Kazakhstan aims to become among the 30 most advanced countries in the world by mid-century. At the same time, it wants to shift from a resource-intensive growth model to one that is cleaner, more innovative and more diversified. Reaching those goals will require further substantial reforms to promote greener growth, more openness and ultimately more equal access to good employment and economic opportunity.

On 21 November 2018, the government of Kazakhstan and the Organisation of Economic Co-operation and Development (OECD) signed a Memorandum of Understanding that will run until end-2022. It provides a framework for further co-operation and reflects the commitment of both parties to build on the success of the Country Programme across a number of policy areas.

In March 2018, Kazakhstan launched an ambitious process of amending the 2007 Environmental Code. This process was underpinned by a multi-stakeholder Working Group chaired by the Committee on Environmental Regulation and Control. A Concept Note on the revisions of the Code was adopted in July 2018 and subjected to inter-ministerial consultations. Completion of the drafting process of the new Code and amendments to some of the legislative acts on environmental issues was expected by September 2019, in view of an approval by the parliament in 2020.

Since July 2018, the government of Kazakhstan has asked OECD’s assistance to accelerate the transformation of its system of environmental payments to become a more effective economic mechanism for environmental pollution management. This joint project, overseen by the Committee on Environmental Regulation and Control, focuses on reforming environmentally related taxes levied from industrial air pollutants. These taxes take the form of environmental payments (taxes, monetary penalties and compensation for damage).

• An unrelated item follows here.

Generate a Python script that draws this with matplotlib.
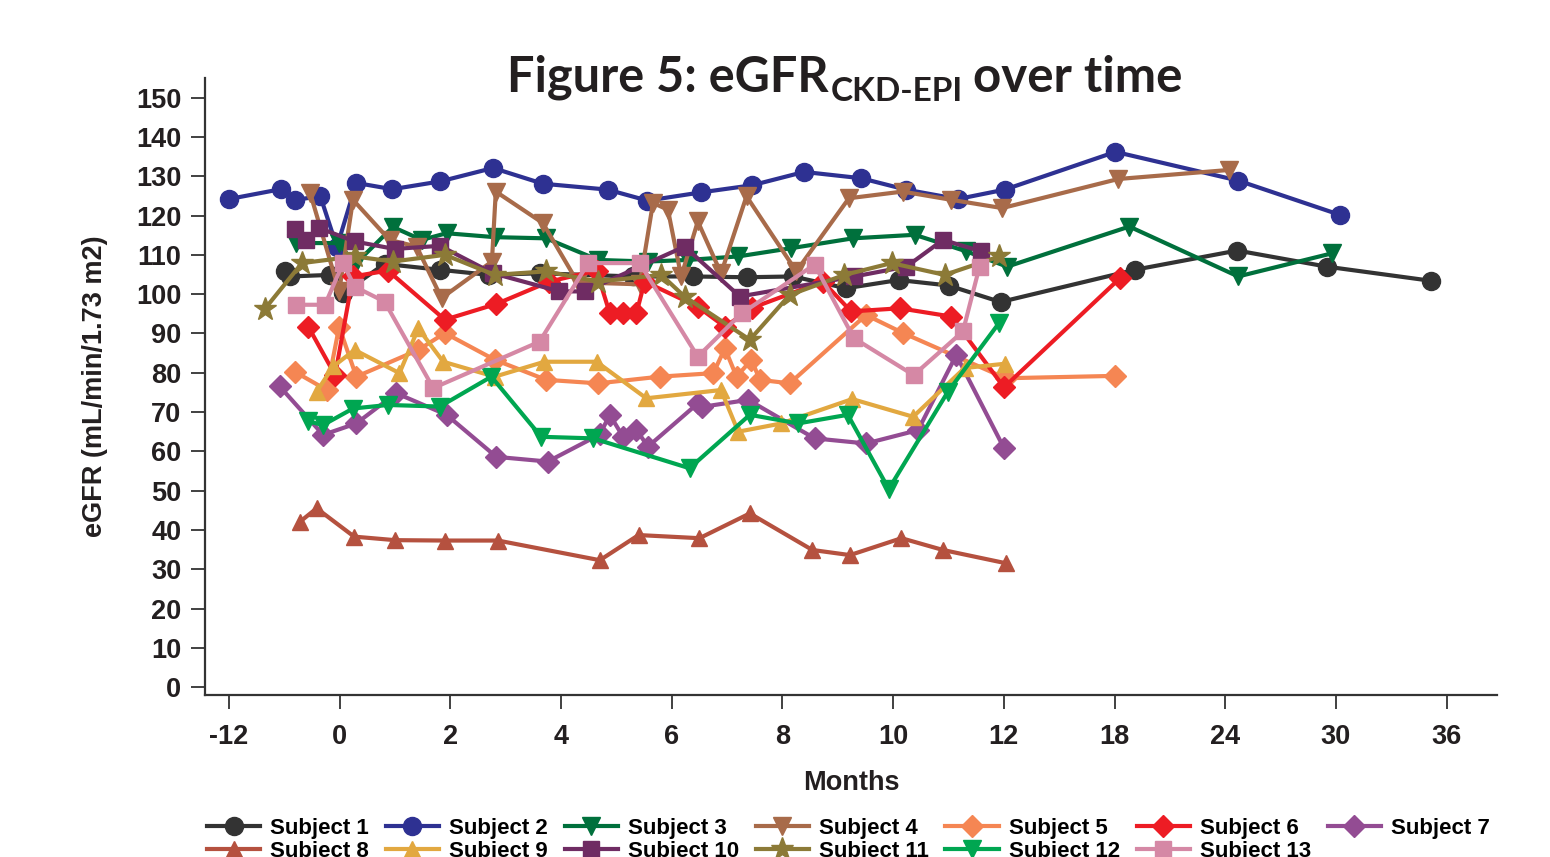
import numpy as np
import matplotlib
import matplotlib.pyplot as plt

matplotlib.use('Agg')
plt.rcParams['font.family'] = ['Liberation Sans', 'DejaVu Sans']
plt.rcParams['font.weight'] = 'bold'
plt.rcParams['axes.labelweight'] = 'bold'

# x axis is not linear: one tick per step below
tick_months = [-12, 0, 2, 4, 6, 8, 10, 12, 18, 24, 30, 36]

s1_months = [-5.9, -5.4, -1.0, 0.06, 0.81, 1.81, 2.70, 3.61, 5.30, 6.38, 7.35, 8.19, 9.15, 10.1, 11.0, 11.94, 19.1, 24.65, 29.5, 35.15]
s1_egfr = [105.8, 104.5, 104.9, 100.2, 107.7, 106.2, 104.9, 105.3, 104.5, 104.5, 104.3, 104.5, 101.5, 103.6, 102.2, 98.0, 106.2, 111.1, 107.0, 103.4]

s2_months = [-12, -6.4, -4.8, -2.1, -0.3, 0.30, 0.95, 1.82, 2.77, 3.67, 4.84, 5.56, 6.53, 7.45, 8.39, 9.42, 10.23, 11.17, 12.05, 18.05, 24.7, 30.2]
s2_egfr = [124.2, 126.7, 124.0, 124.9, 112.0, 128.3, 126.7, 128.7, 132.1, 128.1, 126.6, 123.8, 125.9, 127.7, 131.1, 129.5, 126.6, 124.2, 126.6, 136.2, 128.9, 120.2]

s3_months = [-4.7, -0.06, 0.27, 0.96, 1.48, 1.93, 2.80, 3.73, 4.67, 5.57, 6.29, 7.2, 8.16, 9.27, 10.39, 11.32, 12.18, 18.8, 24.7, 29.8]
s3_egfr = [113.0, 113.0, 107.5, 117.1, 113.8, 115.5, 114.5, 114.2, 108.7, 108.3, 108.7, 109.6, 111.7, 114.2, 115.1, 110.9, 107.0, 117.2, 104.5, 110.4]

s4_months = [-3.2, -0.06, 0.24, 0.90, 1.39, 1.84, 2.75, 2.82, 3.67, 4.3, 5.42, 5.66, 5.93, 6.17, 6.47, 6.89, 7.35, 8.25, 9.20, 10.17, 11.05, 11.97, 18.2, 24.2]
s4_egfr = [125.7, 100.7, 124.0, 113.8, 112.1, 99.0, 108.3, 126.1, 118.1, 103.0, 102.5, 123.2, 121.5, 104.5, 118.5, 105.3, 124.9, 105.8, 124.4, 126.1, 124.0, 121.9, 129.3, 131.6]

s5_months = [-4.9, -1.4, -0.06, 0.30, 1.42, 1.90, 2.80, 3.73, 4.67, 5.78, 6.75, 6.96, 7.17, 7.44, 7.59, 8.13, 9.51, 10.18, 12.1, 18.0]
s5_egfr = [80.3, 75.6, 91.7, 79.0, 85.8, 90.1, 83.3, 78.2, 77.3, 79.0, 79.9, 86.2, 79.0, 83.3, 78.2, 77.3, 94.7, 90.1, 78.6, 79.2]

s6_months = [-3.4, -0.5, 0.24, 0.87, 1.90, 2.83, 3.79, 4.64, 4.88, 5.12, 5.36, 5.51, 6.47, 6.96, 7.45, 8.73, 9.24, 10.12, 11.05, 12.01, 18.3]
s6_egfr = [91.7, 79.4, 104.5, 106.0, 93.5, 97.5, 103.2, 106.0, 95.1, 95.1, 95.1, 103.2, 96.8, 91.7, 96.5, 103.2, 95.6, 96.4, 94.3, 76.3, 104.1]

s7_months = [-6.5, -1.8, 0.30, 1.02, 1.93, 2.83, 3.76, 4.70, 4.88, 5.12, 5.36, 5.57, 6.47, 6.54, 7.38, 8.58, 9.51, 10.45, 11.14, 12.01]
s7_egfr = [76.5, 64.2, 67.1, 74.8, 69.3, 58.6, 57.4, 64.3, 69.3, 63.7, 65.5, 61.2, 72.2, 71.3, 73.1, 63.3, 62.0, 65.4, 84.5, 60.8]

s8_months = [-4.3, -2.5, 0.26, 1.0, 1.91, 2.86, 4.70, 5.40, 6.50, 7.41, 8.54, 9.22, 10.15, 10.9, 12.14]
s8_egfr = [42.1, 45.5, 38.3, 37.4, 37.3, 37.3, 32.3, 38.7, 37.9, 44.2, 34.9, 33.6, 37.9, 34.9, 31.5]

s9_months = [-2.5, -0.7, 0.27, 1.08, 1.42, 1.87, 2.8, 3.70, 4.64, 5.54, 6.89, 7.2, 7.98, 9.26, 10.36, 11.29, 12.07]
s9_egfr = [75.2, 81.6, 85.8, 79.9, 91.3, 82.8, 79.0, 82.8, 82.8, 73.5, 75.6, 65.0, 67.1, 73.3, 68.8, 81.2, 82.3]

s10_months = [-4.9, -3.7, -2.2, 0.27, 0.99, 1.81, 2.77, 3.97, 4.43, 6.23, 7.23, 9.3, 10.24, 10.9, 11.59]
s10_egfr = [116.5, 113.8, 116.8, 113.4, 111.5, 112.3, 105.3, 100.7, 100.7, 112.1, 99.4, 104.5, 107.0, 113.8, 110.9]

s11_months = [-8.1, -4.1, 0.27, 0.96, 1.90, 2.8, 3.73, 4.67, 5.81, 6.23, 7.41, 8.13, 9.12, 9.97, 10.93, 11.92]
s11_egfr = [96.3, 107.9, 109.6, 108.3, 110.0, 104.9, 105.8, 103.2, 104.9, 99.4, 88.4, 99.8, 104.9, 107.9, 104.9, 109.6]

s12_months = [-3.4, -1.8, 0.24, 0.87, 1.81, 2.74, 3.64, 4.58, 6.32, 7.41, 8.28, 9.18, 9.92, 10.99, 11.91]
s12_egfr = [67.6, 66.7, 70.9, 71.8, 71.4, 79.0, 63.7, 63.3, 55.7, 69.3, 67.1, 69.3, 50.4, 75.2, 92.6]

s13_months = [-4.7, -1.6, 0.06, 0.27, 0.81, 1.69, 3.61, 4.49, 5.42, 6.47, 7.26, 8.58, 9.29, 10.37, 11.26, 11.56]
s13_egfr = [97.3, 97.3, 107.9, 101.9, 98.1, 76.1, 87.9, 107.9, 107.9, 84.1, 95.1, 107.5, 88.8, 79.4, 90.5, 107.0]

subjects = [
    ('Subject 1', s1_months, s1_egfr, '#333333', 'o', 13),
    ('Subject 2', s2_months, s2_egfr, '#2E3192', 'o', 13),
    ('Subject 3', s3_months, s3_egfr, '#00703C', 'v', 13),
    ('Subject 4', s4_months, s4_egfr, '#A86B4A', 'v', 13),
    ('Subject 5', s5_months, s5_egfr, '#F58653', 'D', 11),
    ('Subject 6', s6_months, s6_egfr, '#ED1C24', 'D', 11),
    ('Subject 7', s7_months, s7_egfr, '#934C93', 'D', 11),
    ('Subject 8', s8_months, s8_egfr, '#B5513F', '^', 12),
    ('Subject 9', s9_months, s9_egfr, '#E2A840', '^', 12),
    ('Subject 10', s10_months, s10_egfr, '#6F2C63', 's', 12),
    ('Subject 11', s11_months, s11_egfr, '#8C7A37', '*', 17),
    ('Subject 12', s12_months, s12_egfr, '#00A651', 'v', 13),
    ('Subject 13', s13_months, s13_egfr, '#D588A5', 's', 12),
]

# piecewise mapping months -> tick slot (extra ends for extrapolation)
bp_months = np.array([-24] + tick_months + [42], dtype=float)
bp_slots = np.arange(-1, len(tick_months) + 1, dtype=float)


def fwd(m):
    return np.interp(m, bp_months, bp_slots)


def inv(s):
    return np.interp(s, bp_slots, bp_months)


fig = plt.figure(figsize=(15.5, 8.57), dpi=100)
ax = fig.add_axes([205 / 1550, 1 - 695 / 857, (1497 - 205) / 1550, (695 - 78) / 857])
ax.set_xscale('function', functions=(fwd, inv))

lines = []
for name, mo, eg, col, mk, ms in subjects:
    ln, = ax.plot(mo, eg, color=col, marker=mk, markersize=ms, linewidth=3,
                  markeredgecolor=col, label=name, clip_on=False)
    lines.append(ln)

ax.set_xlim(inv(-0.217), inv(11.455))
ax.set_ylim(-2, 155)
ax.set_xticks(tick_months)
ax.set_xticklabels([str(t) for t in tick_months])
ax.set_yticks(range(0, 151, 10))
ax.minorticks_off()

for side in ['top', 'right']:
    ax.spines[side].set_visible(False)
for side in ['left', 'bottom']:
    ax.spines[side].set_linewidth(1.6)
    ax.spines[side].set_color('#333333')
ax.tick_params(axis='x', length=10, width=1.3, pad=11, labelsize=19.5, colors='#333333')
ax.tick_params(axis='y', length=10, width=1.3, pad=7, labelsize=19.5, colors='#333333')
ax.tick_params(labelcolor='#231F20')

ax.set_xlabel('Months', fontsize=19.5, color='#231F20', labelpad=14)
ax.set_ylabel('eGFR (mL/min/1.73 m2)', fontsize=19.5, color='#231F20', labelpad=20)

# legend fills column by column, so interleave to get rows 1-7 / 8-13
order = [0, 7, 1, 8, 2, 9, 3, 10, 4, 11, 5, 12, 6]
ax.legend([lines[i] for i in order], [subjects[i][0] for i in order],
          loc='upper left', bbox_to_anchor=(207 / 1550, 1 - 818 / 857),
          bbox_transform=fig.transFigure, ncol=7, frameon=False, fontsize=16,
          handlelength=2.4, handletextpad=0.45, columnspacing=0.75,
          labelspacing=0.1, borderpad=0, borderaxespad=0)

# title with a subscript, built from three pieces
tfont = dict(family=['Lato', 'DejaVu Sans'], weight='bold', color='#231F20')
fig.canvas.draw()
r = fig.canvas.get_renderer()
t1 = fig.text(507 / 1550, 1 - 92 / 857, 'Figure 5: eGFR', fontsize=35, va='baseline', **tfont)
x1 = t1.get_window_extent(r).x1
t2 = fig.text((x1 + 2) / 1550, 1 - 101 / 857, 'CKD-EPI', fontsize=24, va='baseline', **tfont)
x2 = t2.get_window_extent(r).x1
t3 = fig.text((x2 + 10) / 1550, 1 - 92 / 857, 'over time', fontsize=35.5, va='baseline', **tfont)

fig.savefig('out.png', dpi=100)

This complies with the Polluter-Pays Principle, as recognised by OECD in its Recommendation of the Council of 14th November 1974 [C(74)223].

This report reviews Kazakhstan’s opportunities to reform these economic instruments, drawing on a previous analysis in 2017. This earlier analysis highlighted how the structure of the system of environmental regulation, permitting and payments impedes faster progress in improving energy efficiency and pollution control. The present report suggests possible directions both for short-term reforms – some quite technical in nature – and directions for more ambitious amendments and future OECD work with Kazakhstan. The OECD is committed to continue working with Kazakhstan on policies needed to deliver cleaner growth over the decades to come.

Payments related to waste management are the focus of a separate report that draws on the OECD’s recent work on the circular economy. In particular, it focuses on schemes for Extended Producer Responsibility under the auspices of the Working Party on Resource Productivity and Waste.